WHAT THE EXERCISE ASKS — Reproduce the data below in full and exclude every picture.

MATERIAL —
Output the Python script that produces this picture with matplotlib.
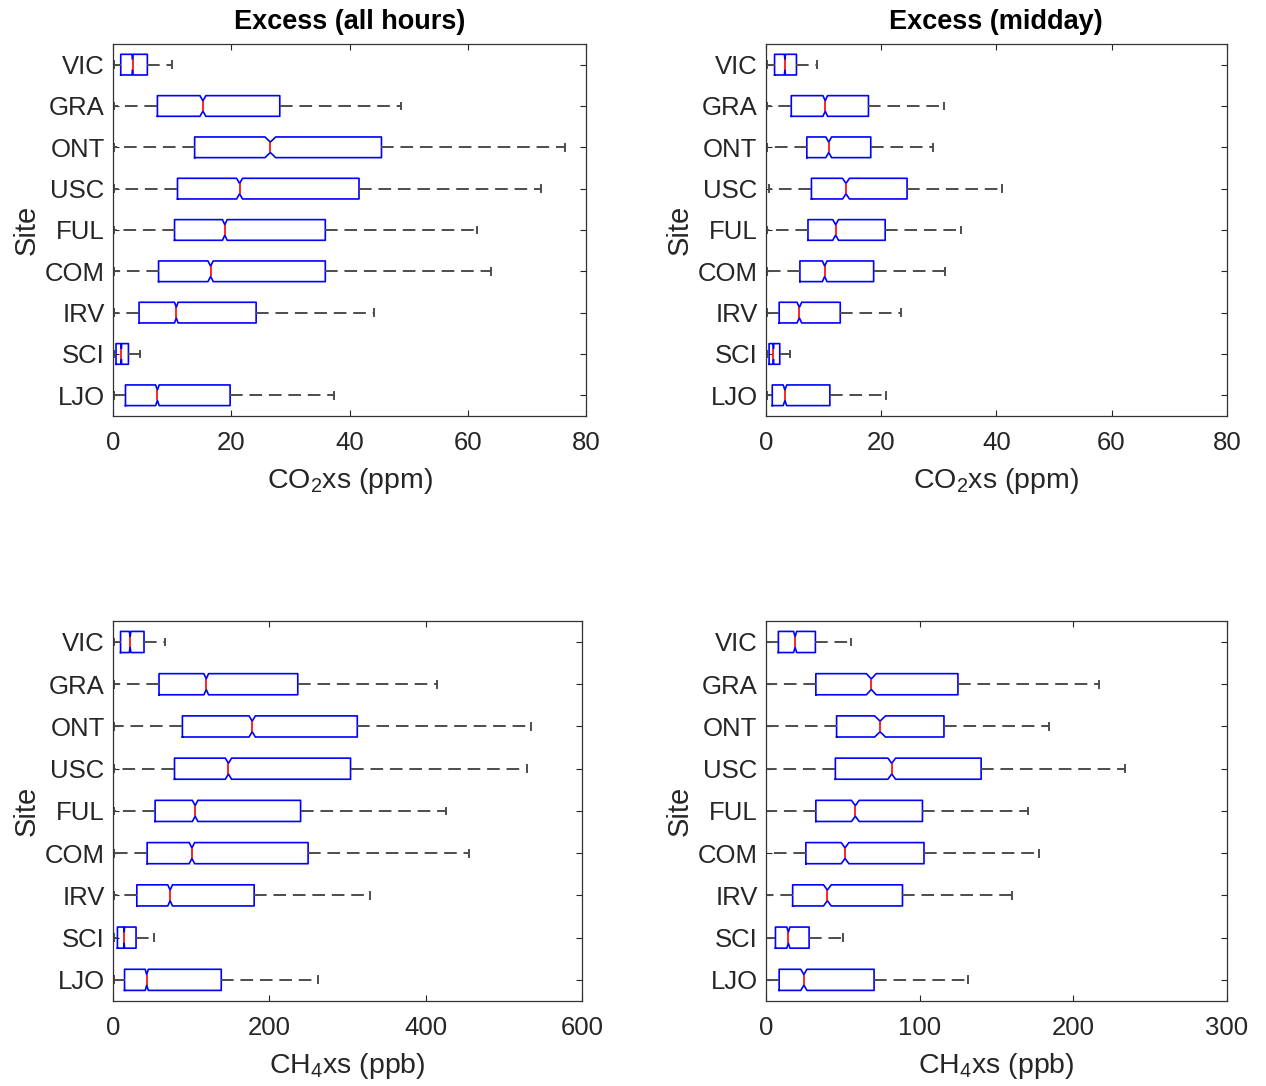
import matplotlib
matplotlib.use("Agg")
import matplotlib.pyplot as plt

plt.rcParams['font.family'] = ['Liberation Sans', 'DejaVu Sans']
plt.rcParams['mathtext.fontset'] = 'custom'
plt.rcParams['mathtext.rm'] = 'Liberation Sans'
plt.rcParams['mathtext.it'] = 'Liberation Sans'

# sites, top to bottom as shown
sites = ['VIC', 'GRA', 'ONT', 'USC', 'FUL', 'COM', 'IRV', 'SCI', 'LJO']

# CO2 excess, all hours (ppm)
co2_all_lo = [0.1, 0.1, 0.1, 0.1, 0.1, 0.1, 0.1, 0.1, 0.1]
co2_all_q1 = [1.3, 7.5, 13.8, 10.9, 10.4, 7.7, 4.4, 0.5, 2.1]
co2_all_med = [3.3, 15.2, 26.6, 21.4, 18.9, 16.5, 10.7, 1.4, 7.5]
co2_all_q3 = [5.8, 28.2, 45.4, 41.6, 35.9, 35.9, 24.2, 2.6, 19.8]
co2_all_hi = [10.0, 48.7, 76.5, 72.3, 61.5, 64.0, 44.1, 4.5, 37.4]
co2_all_notch = [0.1, 0.5, 0.9, 0.5, 0.4, 0.45, 0.3, 0.05, 0.3]

# CO2 excess, midday (ppm)
co2_mid_lo = [0.1, 0.1, 0.1, 0.6, 0.1, 0.1, 0.1, 0.1, 0.1]
co2_mid_q1 = [1.5, 4.4, 7.1, 7.9, 7.3, 5.9, 2.3, 0.55, 1.1]
co2_mid_med = [3.3, 10.3, 10.9, 13.9, 12.1, 10.2, 5.8, 1.3, 3.3]
co2_mid_q3 = [5.3, 17.8, 18.2, 24.5, 20.7, 18.7, 12.9, 2.4, 11.1]
co2_mid_hi = [8.9, 30.9, 29.0, 41.0, 33.9, 31.1, 23.5, 4.2, 20.9]
co2_mid_notch = [0.1, 0.4, 0.5, 0.6, 0.5, 0.4, 0.4, 0.05, 0.3]

# CH4 excess, all hours (ppb)
ch4_all_lo = [1.0, 1.0, 1.0, 1.0, 1.0, 1.0, 1.0, 1.0, 1.0]
ch4_all_q1 = [9.6, 58.8, 88.7, 78.6, 53.8, 43.6, 30.4, 5.6, 14.7]
ch4_all_med = [21.8, 119.2, 178.0, 147.6, 105.0, 100.9, 73.0, 14.2, 43.1]
ch4_all_q3 = [39.6, 236.3, 312.4, 303.8, 239.9, 249.5, 180.5, 29.4, 138.4]
ch4_all_hi = [67.0, 413.8, 535.0, 528.9, 426.0, 455.4, 329.1, 52.2, 262.2]
ch4_all_notch = [1.0, 3.0, 4.0, 4.0, 3.5, 3.5, 3.0, 0.5, 2.0]

# CH4 excess, midday (ppb)
ch4_mid_lo = [0.3, 0.3, 0.3, 0.3, 0.3, 0.3, 0.3, 0.3, 0.3]
ch4_mid_q1 = [8.1, 32.5, 46.0, 45.2, 32.5, 26.0, 17.4, 6.2, 8.6]
ch4_mid_med = [19.0, 68.6, 74.3, 81.9, 58.2, 51.5, 40.0, 14.6, 24.7]
ch4_mid_q3 = [32.2, 125.0, 115.9, 140.1, 101.9, 102.9, 88.9, 28.1, 70.4]
ch4_mid_hi = [55.6, 216.8, 184.0, 233.9, 170.5, 177.5, 160.1, 50.2, 131.5]
ch4_mid_notch = [1.0, 3.2, 3.5, 2.5, 2.5, 2.5, 2.5, 1.0, 2.0]


def make_stats(lo, q1, med, q3, hi, notch):
    out = []
    for i in range(len(sites)):
        out.append(dict(whislo=lo[i], q1=q1[i], med=med[i], q3=q3[i], whishi=hi[i],
                        cilo=med[i] - notch[i], cihi=med[i] + notch[i], fliers=[]))
    return out


def draw(ax, stats, xmax, xticks, xlabel, title=None):
    pos = list(range(len(sites), 0, -1))
    ax.bxp(stats, positions=pos, widths=0.5, capwidths=0.16, orientation='horizontal',
           shownotches=True, showfliers=False,
           boxprops=dict(color='#0000ff', lw=1.2),
           medianprops=dict(color='#ff0000', lw=1.2),
           whiskerprops=dict(color='#4d4d4d', lw=1.4, linestyle=(0, (6.5, 3.5))),
           capprops=dict(color='#4d4d4d', lw=1.4))
    ax.set_xlim(0, xmax)
    ax.set_ylim(0.5, len(sites) + 0.5)
    ax.set_xticks(xticks)
    ax.set_yticks(pos)
    ax.set_yticklabels(sites)
    ax.tick_params(direction='in', top=True, right=True, length=4, width=0.8,
                   labelsize=18.5, colors='#262626')
    ax.tick_params(axis='x', pad=11)
    ax.tick_params(axis='y', pad=6)
    for s in ax.spines.values():
        s.set_color('#333333')
        s.set_linewidth(0.9)
    ax.set_xlabel(xlabel, fontsize=20.5, color='#262626', labelpad=8)
    ax.set_ylabel('Site', fontsize=21, color='#262626', labelpad=3)
    if title:
        ax.set_title(title, fontsize=19.5, fontweight='bold', pad=11)


fig = plt.figure(figsize=(12.66, 10.86), dpi=100)
ax1 = fig.add_axes([0.0893, 0.617, 0.3736, 0.3425])
ax2 = fig.add_axes([0.605, 0.617, 0.364, 0.3425])
ax3 = fig.add_axes([0.0893, 0.0783, 0.3705, 0.35])
ax4 = fig.add_axes([0.605, 0.0783, 0.364, 0.35])

draw(ax1, make_stats(co2_all_lo, co2_all_q1, co2_all_med, co2_all_q3, co2_all_hi, co2_all_notch),
     80, [0, 20, 40, 60, 80], r'CO$_2$xs (ppm)', 'Excess (all hours)')
draw(ax2, make_stats(co2_mid_lo, co2_mid_q1, co2_mid_med, co2_mid_q3, co2_mid_hi, co2_mid_notch),
     80, [0, 20, 40, 60, 80], r'CO$_2$xs (ppm)', 'Excess (midday)')
draw(ax3, make_stats(ch4_all_lo, ch4_all_q1, ch4_all_med, ch4_all_q3, ch4_all_hi, ch4_all_notch),
     600, [0, 200, 400, 600], r'CH$_4$xs (ppb)')
draw(ax4, make_stats(ch4_mid_lo, ch4_mid_q1, ch4_mid_med, ch4_mid_q3, ch4_mid_hi, ch4_mid_notch),
     300, [0, 100, 200, 300], r'CH$_4$xs (ppb)')

fig.savefig('out.png', dpi=100, facecolor='white')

RESPONSE TO THE EXERCISE —
Output the Python script that produces this picture with matplotlib.
import matplotlib
matplotlib.use("Agg")
import matplotlib.pyplot as plt

plt.rcParams['font.family'] = ['Liberation Sans', 'DejaVu Sans']
plt.rcParams['mathtext.fontset'] = 'custom'
plt.rcParams['mathtext.rm'] = 'Liberation Sans'
plt.rcParams['mathtext.it'] = 'Liberation Sans'

# sites, top to bottom as shown
sites = ['VIC', 'GRA', 'ONT', 'USC', 'FUL', 'COM', 'IRV', 'SCI', 'LJO']

# CO2 excess, all hours (ppm)
co2_all_lo = [0.1, 0.1, 0.1, 0.1, 0.1, 0.1, 0.1, 0.1, 0.1]
co2_all_q1 = [1.3, 7.5, 13.8, 10.9, 10.4, 7.7, 4.4, 0.5, 2.1]
co2_all_med = [3.3, 15.2, 26.6, 21.4, 18.9, 16.5, 10.7, 1.4, 7.5]
co2_all_q3 = [5.8, 28.2, 45.4, 41.6, 35.9, 35.9, 24.2, 2.6, 19.8]
co2_all_hi = [10.0, 48.7, 76.5, 72.3, 61.5, 64.0, 44.1, 4.5, 37.4]
co2_all_notch = [0.1, 0.5, 0.9, 0.5, 0.4, 0.45, 0.3, 0.05, 0.3]

# CO2 excess, midday (ppm)
co2_mid_lo = [0.1, 0.1, 0.1, 0.6, 0.1, 0.1, 0.1, 0.1, 0.1]
co2_mid_q1 = [1.5, 4.4, 7.1, 7.9, 7.3, 5.9, 2.3, 0.55, 1.1]
co2_mid_med = [3.3, 10.3, 10.9, 13.9, 12.1, 10.2, 5.8, 1.3, 3.3]
co2_mid_q3 = [5.3, 17.8, 18.2, 24.5, 20.7, 18.7, 12.9, 2.4, 11.1]
co2_mid_hi = [8.9, 30.9, 29.0, 41.0, 33.9, 31.1, 23.5, 4.2, 20.9]
co2_mid_notch = [0.1, 0.4, 0.5, 0.6, 0.5, 0.4, 0.4, 0.05, 0.3]

# CH4 excess, all hours (ppb)
ch4_all_lo = [1.0, 1.0, 1.0, 1.0, 1.0, 1.0, 1.0, 1.0, 1.0]
ch4_all_q1 = [9.6, 58.8, 88.7, 78.6, 53.8, 43.6, 30.4, 5.6, 14.7]
ch4_all_med = [21.8, 119.2, 178.0, 147.6, 105.0, 100.9, 73.0, 14.2, 43.1]
ch4_all_q3 = [39.6, 236.3, 312.4, 303.8, 239.9, 249.5, 180.5, 29.4, 138.4]
ch4_all_hi = [67.0, 413.8, 535.0, 528.9, 426.0, 455.4, 329.1, 52.2, 262.2]
ch4_all_notch = [1.0, 3.0, 4.0, 4.0, 3.5, 3.5, 3.0, 0.5, 2.0]

# CH4 excess, midday (ppb)
ch4_mid_lo = [0.3, 0.3, 0.3, 0.3, 0.3, 0.3, 0.3, 0.3, 0.3]
ch4_mid_q1 = [8.1, 32.5, 46.0, 45.2, 32.5, 26.0, 17.4, 6.2, 8.6]
ch4_mid_med = [19.0, 68.6, 74.3, 81.9, 58.2, 51.5, 40.0, 14.6, 24.7]
ch4_mid_q3 = [32.2, 125.0, 115.9, 140.1, 101.9, 102.9, 88.9, 28.1, 70.4]
ch4_mid_hi = [55.6, 216.8, 184.0, 233.9, 170.5, 177.5, 160.1, 50.2, 131.5]
ch4_mid_notch = [1.0, 3.2, 3.5, 2.5, 2.5, 2.5, 2.5, 1.0, 2.0]


def make_stats(lo, q1, med, q3, hi, notch):
    out = []
    for i in range(len(sites)):
        out.append(dict(whislo=lo[i], q1=q1[i], med=med[i], q3=q3[i], whishi=hi[i],
                        cilo=med[i] - notch[i], cihi=med[i] + notch[i], fliers=[]))
    return out


def draw(ax, stats, xmax, xticks, xlabel, title=None):
    pos = list(range(len(sites), 0, -1))
    ax.bxp(stats, positions=pos, widths=0.5, capwidths=0.16, orientation='horizontal',
           shownotches=True, showfliers=False,
           boxprops=dict(color='#0000ff', lw=1.2),
           medianprops=dict(color='#ff0000', lw=1.2),
           whiskerprops=dict(color='#4d4d4d', lw=1.4, linestyle=(0, (6.5, 3.5))),
           capprops=dict(color='#4d4d4d', lw=1.4))
    ax.set_xlim(0, xmax)
    ax.set_ylim(0.5, len(sites) + 0.5)
    ax.set_xticks(xticks)
    ax.set_yticks(pos)
    ax.set_yticklabels(sites)
    ax.tick_params(direction='in', top=True, right=True, length=4, width=0.8,
                   labelsize=18.5, colors='#262626')
    ax.tick_params(axis='x', pad=11)
    ax.tick_params(axis='y', pad=6)
    for s in ax.spines.values():
        s.set_color('#333333')
        s.set_linewidth(0.9)
    ax.set_xlabel(xlabel, fontsize=20.5, color='#262626', labelpad=8)
    ax.set_ylabel('Site', fontsize=21, color='#262626', labelpad=3)
    if title:
        ax.set_title(title, fontsize=19.5, fontweight='bold', pad=11)


fig = plt.figure(figsize=(12.66, 10.86), dpi=100)
ax1 = fig.add_axes([0.0893, 0.617, 0.3736, 0.3425])
ax2 = fig.add_axes([0.605, 0.617, 0.364, 0.3425])
ax3 = fig.add_axes([0.0893, 0.0783, 0.3705, 0.35])
ax4 = fig.add_axes([0.605, 0.0783, 0.364, 0.35])

draw(ax1, make_stats(co2_all_lo, co2_all_q1, co2_all_med, co2_all_q3, co2_all_hi, co2_all_notch),
     80, [0, 20, 40, 60, 80], r'CO$_2$xs (ppm)', 'Excess (all hours)')
draw(ax2, make_stats(co2_mid_lo, co2_mid_q1, co2_mid_med, co2_mid_q3, co2_mid_hi, co2_mid_notch),
     80, [0, 20, 40, 60, 80], r'CO$_2$xs (ppm)', 'Excess (midday)')
draw(ax3, make_stats(ch4_all_lo, ch4_all_q1, ch4_all_med, ch4_all_q3, ch4_all_hi, ch4_all_notch),
     600, [0, 200, 400, 600], r'CH$_4$xs (ppb)')
draw(ax4, make_stats(ch4_mid_lo, ch4_mid_q1, ch4_mid_med, ch4_mid_q3, ch4_mid_hi, ch4_mid_notch),
     300, [0, 100, 200, 300], r'CH$_4$xs (ppb)')

fig.savefig('out.png', dpi=100, facecolor='white')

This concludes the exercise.